Given problem: Leave the pictures out, and retype all of the material exactly as written.

Available data:
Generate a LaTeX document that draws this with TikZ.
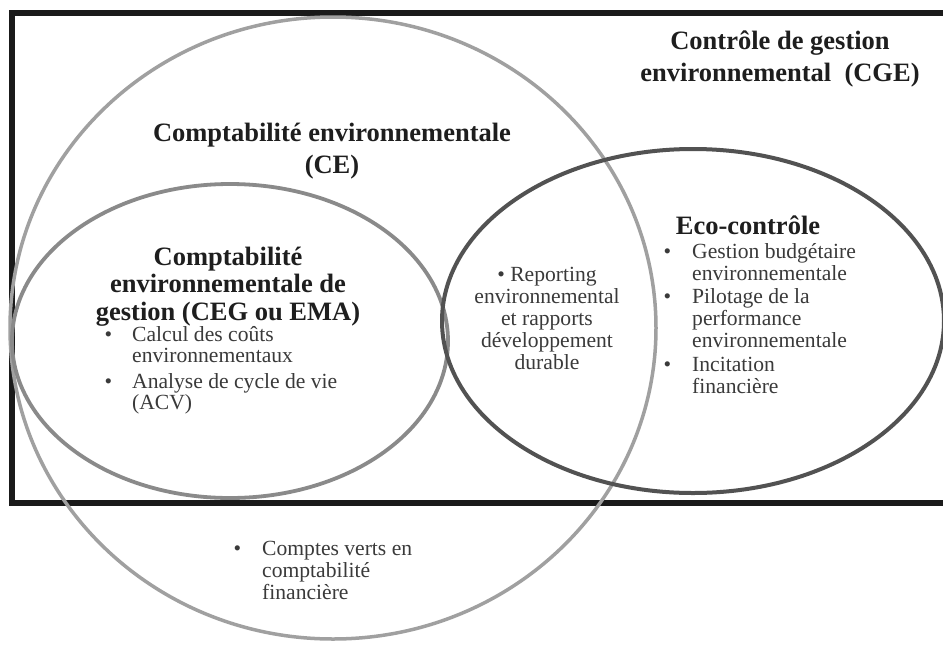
\documentclass[tikz,border=0pt]{standalone}
\usepackage{fontspec}
\setmainfont{Liberation Serif}
\definecolor{framecol}{HTML}{1A1A1A}
\definecolor{cecol}{HTML}{A0A0A0}
\definecolor{cegcol}{HTML}{8A8A8A}
\definecolor{ecocol}{HTML}{525252}
\definecolor{headcol}{HTML}{1E1E1E}
\definecolor{bodycol}{HTML}{3A3A3A}
\begin{document}
\begin{tikzpicture}[x=1pt,y=-1pt,
  headtxt/.style={font=\fontsize{26.5}{31.5}\selectfont\bfseries, text=headcol, align=center, inner sep=0pt, anchor=base},
  bodytxt/.style={font=\fontsize{21.6}{21.8}\selectfont, text=bodycol, align=left, inner sep=0pt, anchor=base west},
  bodyctr/.style={bodytxt, align=center, anchor=base},
  cering/.style={draw=cecol, line width=3.5pt},
  cegring/.style={draw=cegcol, line width=3.8pt},
  ecoring/.style={draw=ecocol, line width=4pt},
  framebox/.style={draw=framecol, line width=6pt}
]
\useasboundingbox (0,0) rectangle (943,646);
\fill[white] (0,0) rectangle (943,646);
% frame (CGE)
\draw[framebox] (12,13) rectangle (962,503);
% circles
\draw[cering] (333,328) ellipse [x radius=323, y radius=311];
\draw[cegring] (230,341) ellipse [x radius=218, y radius=157];
\draw[ecoring] (693,321) ellipse [x radius=251, y radius=172];
% headings (anchor base = baseline of the last line)
\node[headtxt] (cge) at (780,81) {Contrôle de gestion\\environnemental\ \ (CGE)};
\node[headtxt] (ce) at (332,173) {Comptabilité environnementale\\(CE)};
\node[headtxt, font=\fontsize{26.5}{27.5}\selectfont\bfseries] (ceg) at (228,320) {Comptabilité\\environnementale de\\gestion (CEG ou EMA)};
\node[headtxt] (eco) at (748,234) {Eco-contrôle};
% lists
\node[bodytxt, font=\fontsize{21.6}{21}\selectfont] (ceglist) at (132,409) {\llap{\textbullet\hspace{20pt}}Calcul des coûts\\environnementaux\\[5pt]\llap{\textbullet\hspace{20pt}}Analyse de cycle de vie\\(ACV)};
\node[bodyctr] (report) at (547,369) {\textbullet\ Reporting\\environnemental\\et rapports\\développement\\durable};
\node[bodytxt] (ecolist) at (692,393) {\llap{\textbullet\hspace{21pt}}Gestion budgétaire\\environnementale\\[2pt]\llap{\textbullet\hspace{21pt}}Pilotage de la\\performance\\environnementale\\[2pt]\llap{\textbullet\hspace{21pt}}Incitation\\financière};
\node[bodytxt] (verts) at (262,599) {\llap{\textbullet\hspace{21pt}}Comptes verts en\\comptabilité\\financière};
\end{tikzpicture}
\end{document}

Output for this exercise:
Generate a LaTeX document that draws this with TikZ.
\documentclass[tikz,border=0pt]{standalone}
\usepackage{fontspec}
\setmainfont{Liberation Serif}
\definecolor{framecol}{HTML}{1A1A1A}
\definecolor{cecol}{HTML}{A0A0A0}
\definecolor{cegcol}{HTML}{8A8A8A}
\definecolor{ecocol}{HTML}{525252}
\definecolor{headcol}{HTML}{1E1E1E}
\definecolor{bodycol}{HTML}{3A3A3A}
\begin{document}
\begin{tikzpicture}[x=1pt,y=-1pt,
  headtxt/.style={font=\fontsize{26.5}{31.5}\selectfont\bfseries, text=headcol, align=center, inner sep=0pt, anchor=base},
  bodytxt/.style={font=\fontsize{21.6}{21.8}\selectfont, text=bodycol, align=left, inner sep=0pt, anchor=base west},
  bodyctr/.style={bodytxt, align=center, anchor=base},
  cering/.style={draw=cecol, line width=3.5pt},
  cegring/.style={draw=cegcol, line width=3.8pt},
  ecoring/.style={draw=ecocol, line width=4pt},
  framebox/.style={draw=framecol, line width=6pt}
]
\useasboundingbox (0,0) rectangle (943,646);
\fill[white] (0,0) rectangle (943,646);
% frame (CGE)
\draw[framebox] (12,13) rectangle (962,503);
% circles
\draw[cering] (333,328) ellipse [x radius=323, y radius=311];
\draw[cegring] (230,341) ellipse [x radius=218, y radius=157];
\draw[ecoring] (693,321) ellipse [x radius=251, y radius=172];
% headings (anchor base = baseline of the last line)
\node[headtxt] (cge) at (780,81) {Contrôle de gestion\\environnemental\ \ (CGE)};
\node[headtxt] (ce) at (332,173) {Comptabilité environnementale\\(CE)};
\node[headtxt, font=\fontsize{26.5}{27.5}\selectfont\bfseries] (ceg) at (228,320) {Comptabilité\\environnementale de\\gestion (CEG ou EMA)};
\node[headtxt] (eco) at (748,234) {Eco-contrôle};
% lists
\node[bodytxt, font=\fontsize{21.6}{21}\selectfont] (ceglist) at (132,409) {\llap{\textbullet\hspace{20pt}}Calcul des coûts\\environnementaux\\[5pt]\llap{\textbullet\hspace{20pt}}Analyse de cycle de vie\\(ACV)};
\node[bodyctr] (report) at (547,369) {\textbullet\ Reporting\\environnemental\\et rapports\\développement\\durable};
\node[bodytxt] (ecolist) at (692,393) {\llap{\textbullet\hspace{21pt}}Gestion budgétaire\\environnementale\\[2pt]\llap{\textbullet\hspace{21pt}}Pilotage de la\\performance\\environnementale\\[2pt]\llap{\textbullet\hspace{21pt}}Incitation\\financière};
\node[bodytxt] (verts) at (262,599) {\llap{\textbullet\hspace{21pt}}Comptes verts en\\comptabilité\\financière};
\end{tikzpicture}
\end{document}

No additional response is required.